ASHLEIGH MATTERN
Editor-in-Chief
“Don’t get caught up in being a woman in business, get caught up in being in business,” said Arlene Dickinson, owner of Venture Communications and best known for her role on CBC’s Dragons’ Den.
  “Thirty or 40 years ago, women fought hard for a right to sit at a business table. Now we should be fighting hard to be competent at the business table, and no longer characterize ourselves as women at the table but as business people at the table.”
  Dickinson was at the University of Saskatchewan on March 4 to speak to 21 student entrepreneurs — all of them women. She had a lot of advice for business people in general, but much of the conversation was geared towards women entrepreneurs specifically.
  Gabrielle Scrimshaw, a fourth-year Edwards School of Business student, asked what advice Dickinson would give her 20-year-old self. The question elicited a long pause from Dickinson.  Â
“It probably would have been to eat less when I was pregnant,” she responded, which elicted a laugh from the mostly 20-somethings at the lunch.
“I am not kidding. You pay later on for what you did to your body,” she added with a laugh. “That’s a very girl thing to say but it’s very true.”
  She went on to say that she would also tell herself not to take everything so seriously.
  “I thought that every decision was monumental and if I made a mistake then that would be a mistake forever. And what I’ve learned is that the mistakes are actually learning experiences.”
  It was the first piece of advice of many to come during the hour-long lunch meeting.
  Dickinson is the only woman on the panel of successful business people on the Dragons’ Den panel. Other panelists include Jim Treliving, owner of Boston Pizza, and U of S graduate W. Brett Wilson, owner of Prairie Merchant and founder of the W. Brett Wilson Centre on campus, which provided the opportunity for the lunch with Dickinson.
  Now in its fifth season, the format of Dragons’ Den is similar to the American Idol format, but instead of getting up in front of judges and singing, the contestants get up in front of prospective investors and pitch their businesses.
  The business people on the panel seem heartless at times, and many of the contestants walk away rejected, but Dickinson says sometimes that’s what it takes.
  “You can be aggressive without being bitchy; you can be strong without feeling like you don’t have a right to be.”
  Despite her assertion that women should think of themselves as business people first, she admitted there are differences between women and men. For example, Dickinson pointed out that more women start businesses than men, but more men stay in business and go big with that business.
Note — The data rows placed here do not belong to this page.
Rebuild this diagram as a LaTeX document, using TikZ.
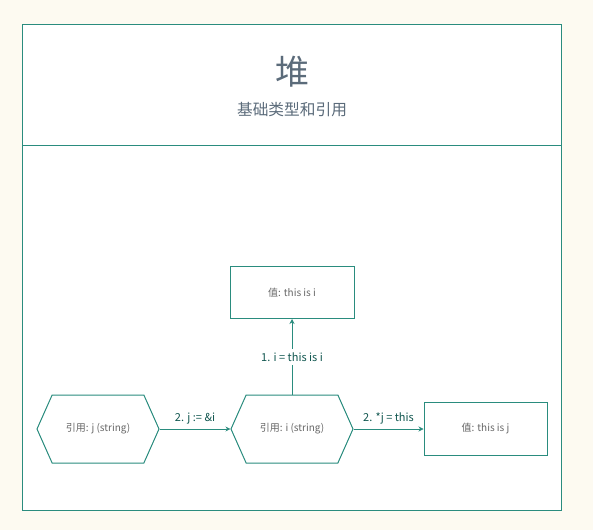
\documentclass[tikz,border=0pt]{standalone}
\usepackage{fontspec}
\setmainfont{Noto Sans CJK SC}
\usetikzlibrary{shapes.symbols,arrows.meta}
\definecolor{bgcream}{HTML}{FDFAF1}
\definecolor{tealline}{HTML}{2A8C7E}
\definecolor{titlegray}{HTML}{5B6B7A}
\definecolor{labelteal}{HTML}{10564F}
\definecolor{nodegray}{HTML}{666666}
\begin{document}
\begin{tikzpicture}
[x=1pt,y=1pt,
refhex/.style={draw=tealline,line width=1pt,fill=white,signal,signal to=east and west,
  signal pointer angle=132,minimum width=122pt,minimum height=68pt,inner sep=0pt,
  text=nodegray,font=\fontsize{10}{12}\selectfont},
valbox/.style={draw=tealline,line width=1pt,fill=white,rectangle,minimum width=124pt,
  minimum height=52pt,text=nodegray,font=\fontsize{10}{12}\selectfont},
link/.style={draw=tealline,line width=0.7pt,-{Stealth[length=5pt,width=5pt]}},
linklabel/.style={text=labelteal,font=\fontsize{11}{12}\selectfont}]
\fill[bgcream] (0,0) rectangle (593,530);
\useasboundingbox (0,0) rectangle (593,530);
% frame
\draw[tealline,line width=1pt,fill=white] (22,20) rectangle (561,505);
\draw[tealline,line width=1pt] (22,384) -- (561,384);
\node[text=titlegray,font=\fontsize{34}{36}\selectfont] (title) at (292,458) {堆};
\node[text=titlegray,font=\fontsize{15.7}{17}\selectfont] (subtitle) at (292,420) {基础类型和引用};
% nodes
\node[refhex] (refj) at (98,101) {引用: j (string)};
\node[refhex] (refi) at (292,101) {引用: i (string)};
\node[valbox] (vali) at (292,237.5) {值: this is i};
\node[valbox,minimum width=123pt,minimum height=53pt] (valj) at (485.5,101) {值: this is j};
% links
\draw[link] (refi.north) -- node[midway,fill=white,linklabel]{1. i = this is i} (vali.south);
\draw[link] (refj.east) -- node[above=1pt,linklabel]{2. j := \&i} (refi.west);
\draw[link] (refi.east) -- node[above=1pt,linklabel]{2. *j = this} (valj.west);
\end{tikzpicture}
\end{document}
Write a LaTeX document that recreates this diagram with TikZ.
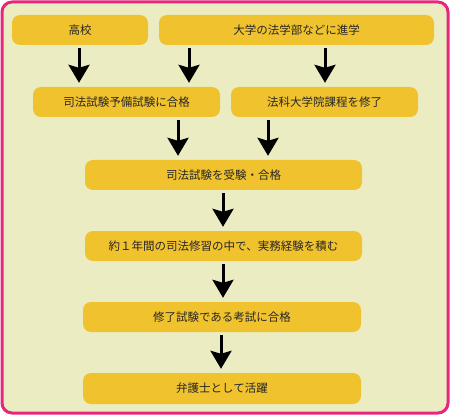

“We’re the people that when the parents get sick we quit our careers. When we have children, we quit our careers. When our husband needs to go to school, we quit our careers. And that’s unfortunately the genetics that you’ve all been born with, and it’s not a bad thing; there’s a lot to be said for moms who stay at home and raise the next generation. It doesn’t mean that you shouldn’t be business people too.”
  In 1988, Dickinson started as at Venture Communications, and by 1998, she was the owner. The Dragons’ Den intro says she has made “tens of millions of dollars” but it isn’t all about successes.
Carlene Deutscher, Wilson Centre marketing coordinator, asked what Dickinson has learned from her failures.
“Divorce has taught me a lot. That’s a big failure; I consider that a failure. Not being successful in marriage has taught me a lot about myself as a person…. My biggest failure in business was taking too long to figure out that as an entrepreneur I couldn’t do it myself.”
  After living in Austrailia, Scrimshaw was inspired to start her own business, importing clothing from Australian designers for her proposed store Indulge, which she hopes to open this summer after graduating.
Scrimshaw said she could relate to Dickinson.
  “She wasn’t intimidating or rude or checked her Blackberry every two minutes. She came around and she shook all of our hands,” said Scrimshaw. “Those are the sort of relationship management things that people who are really successful, they get it. She was human. For everything else, she cut the BS and she got right to it.”
As for the female-tailored advice, Scrimshaw said it was nice to hear a successful woman talk about her experiences.
  “We can’t say that (men and women are) equal because we’re not, we’re different. We have to acknowledge those differences and work with them”¦. Women have strengths that men don’t have.”
“We (employers) check Facebook to find out what’s going on with the people we hire…. You each have a brand and you each have an obligation to manage your brand and no one else will do it for you. If you don’t manage a brand, it will manage you.”
“Nothing beats face to face communication.”
“You need to find where your strengths are and then shine. Don’t be afraid of what you know, but don’t let your insecurities personally drive your business behaviour either.”
“The passion I have for my children, which is unconditional love, is the same passion I have for my business. Nobody was going to take me off that path. If you just have a job or you create a business because you feel like you should, you won’t succeed.”
“My mentor is the person sitting right next to me…. Never be afraid to ask the person sitting right next to you about themselves. You’ll be amazed at what you learn.”
“You will never be strong mentally if you’re not strong physically. The best stress relief I have happens to be running. I weight-train and I run.”